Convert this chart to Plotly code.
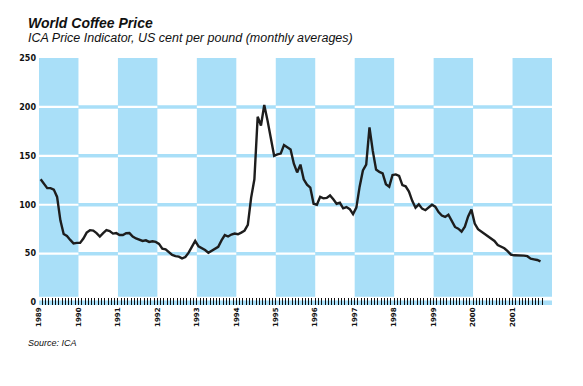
import plotly.graph_objects as go

# ---- data ----
start_year = 1989
price = [
    126, 121, 117, 117, 115.5, 108, 84, 70, 68, 64, 60.5, 61,          # 1989
    61, 65.5, 71.5, 74, 73.5, 71, 67.5, 71, 74, 73, 70.5, 71,          # 1990
    69, 69, 70.8, 71, 67.5, 65.5, 64, 63, 63.6, 62, 62.6, 62,          # 1991
    60, 55, 54.3, 51.5, 48.7, 47.5, 47, 45.2, 46.5, 51, 56.3, 63,      # 1992
    57.5, 55.7, 53.7, 51, 52.8, 54.5, 57, 63.5, 69, 67.5, 69.5, 70.5,  # 1993
    69.8, 71.5, 73.5, 79.5, 107, 126, 190, 181, 202, 186, 168, 150,    # 1994
    151.5, 152.3, 161, 159, 156.5, 142, 133, 141, 126, 120.5, 117.6, 101,  # 1995
    100, 108, 106.5, 107, 109.5, 105.5, 101, 102, 96.3, 97.6, 95.5, 90.4,  # 1996
    97, 118.5, 135, 141, 179, 155, 136, 133.5, 132, 121, 118.5, 130.4,     # 1997
    131, 129.5, 120, 118.8, 113.5, 104, 97, 100.4, 96, 94.4, 97, 100,      # 1998
    98, 92.5, 89, 87.5, 89.8, 84, 77.3, 75.5, 72.5, 77.5, 88, 95,          # 1999
    80.7, 75, 72.5, 70, 68, 65, 63, 58.8, 57, 55.5, 52.5, 49,              # 2000
    48.3, 48.4, 48, 48, 47.4, 44.8, 44.2, 43.5, 42,                        # 2001
]
year_labels = [str(y) for y in range(1989, 2002)]
grid_values = [50, 100, 150, 200]
y_ticks = [0, 50, 100, 150, 200, 250]
n_tick_months = 154

# mid-month positions in decimal years
x_vals = [start_year + (i + 0.5) / 12 for i in range(len(price))]
month_ticks = [start_year + k / 12 for k in range(n_tick_months)]
year_ticks = [int(y) for y in year_labels]

BLUE = "#A9DFF8"
LINE = "#1d1d1d"

# page body has an 8px margin -> shift everything up/left by 8px
OFF = 8
W, H = 583, 386
L, T = 39 - OFF, 58 - OFF
R = W - (552.5 - OFF)
B = H - (305 - OFF)
Y_MIN, Y_MAX = -2.5, 250
X_MIN, X_MAX = 1989, 2002

def px_to_paper_y(py):
    return (H - B - (py - OFF)) / (H - T - B)

def px_to_paper_x(px):
    return ((px - OFF) - L) / (W - L - R)

shapes = []
# full-width blue gridlines
for g in grid_values:
    shapes.append(dict(type="line", xref="x", yref="y", x0=X_MIN, x1=X_MAX, y0=g, y1=g,
                       line=dict(color=BLUE, width=3.5), layer="below"))
# baseline strip
shapes.append(dict(type="rect", xref="x", yref="y", x0=X_MIN, x1=X_MAX, y0=Y_MIN, y1=2,
                   fillcolor=BLUE, line=dict(width=0), layer="below"))
# bands on odd years, with white gridlines across them
for y in year_ticks:
    if (y - 1989) % 2 == 0:
        shapes.append(dict(type="rect", xref="x", yref="y", x0=y, x1=y + 1, y0=6, y1=Y_MAX,
                           fillcolor=BLUE, line=dict(width=0), layer="below"))
        for g in grid_values:
            shapes.append(dict(type="line", xref="x", yref="y", x0=y, x1=y + 1, y0=g, y1=g,
                               line=dict(color="white", width=2.2), layer="below"))

fig = go.Figure()
fig.add_trace(go.Scatter(x=x_vals, y=price, mode="lines",
                         line=dict(color=LINE, width=2.4), hoverinfo="skip",
                         showlegend=False))

fig.update_layout(
    width=W, height=H,
    margin=dict(l=L, r=R, t=T, b=B, pad=0, autoexpand=False),
    paper_bgcolor="white", plot_bgcolor="white",
    shapes=shapes,
    xaxis=dict(range=[X_MIN, X_MAX], showgrid=False, zeroline=False, showline=False,
               automargin=False,
               tickmode="array", tickvals=year_ticks, ticktext=year_labels,
               tickangle=-90, ticks="inside", ticklen=7, tickwidth=1.3, tickcolor="#111",
               tickfont=dict(family="DejaVu Sans", size=7, color="#111", weight="bold"),
               minor=dict(tickmode="array", tickvals=month_ticks, ticks="inside",
                          ticklen=7, tickwidth=1.3, tickcolor="#111", showgrid=False),
               fixedrange=True),
    yaxis=dict(range=[Y_MIN, Y_MAX], showgrid=False, zeroline=False, showline=False,
               automargin=False,
               tickmode="array", tickvals=y_ticks, ticks="",
               tickfont=dict(family="DejaVu Sans", size=8, color="#111", weight="bold"),
               ticklabelstandoff=2, fixedrange=True),
    annotations=[
        dict(text="<b><i>World Coffee Price</i></b>", xref="paper", yref="paper",
             x=px_to_paper_x(26), y=px_to_paper_y(22.5), xanchor="left", yanchor="middle",
             showarrow=False, font=dict(family="Liberation Sans", size=14, color="#111")),
        dict(text="<i>ICA Price Indicator, US cent per pound (monthly averages)</i>",
             xref="paper", yref="paper",
             x=px_to_paper_x(26), y=px_to_paper_y(37.5), xanchor="left", yanchor="middle",
             showarrow=False, font=dict(family="Liberation Sans", size=12.5, color="#111")),
        dict(text="<i>Source: ICA</i>", xref="paper", yref="paper",
             x=px_to_paper_x(26), y=px_to_paper_y(343), xanchor="left", yanchor="middle",
             showarrow=False, font=dict(family="Liberation Sans", size=9, color="#111")),
    ],
)

fig.write_html("out.html", config={"displayModeBar": False})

▶ [Written instruction]
Reproduce exactly the run of lines that opens the listing and closes with the line holding "import plotly.graph_objects as go". Pictures are excluded.

▶ [The answer]
Convert this chart to Plotly code.
import plotly.graph_objects as go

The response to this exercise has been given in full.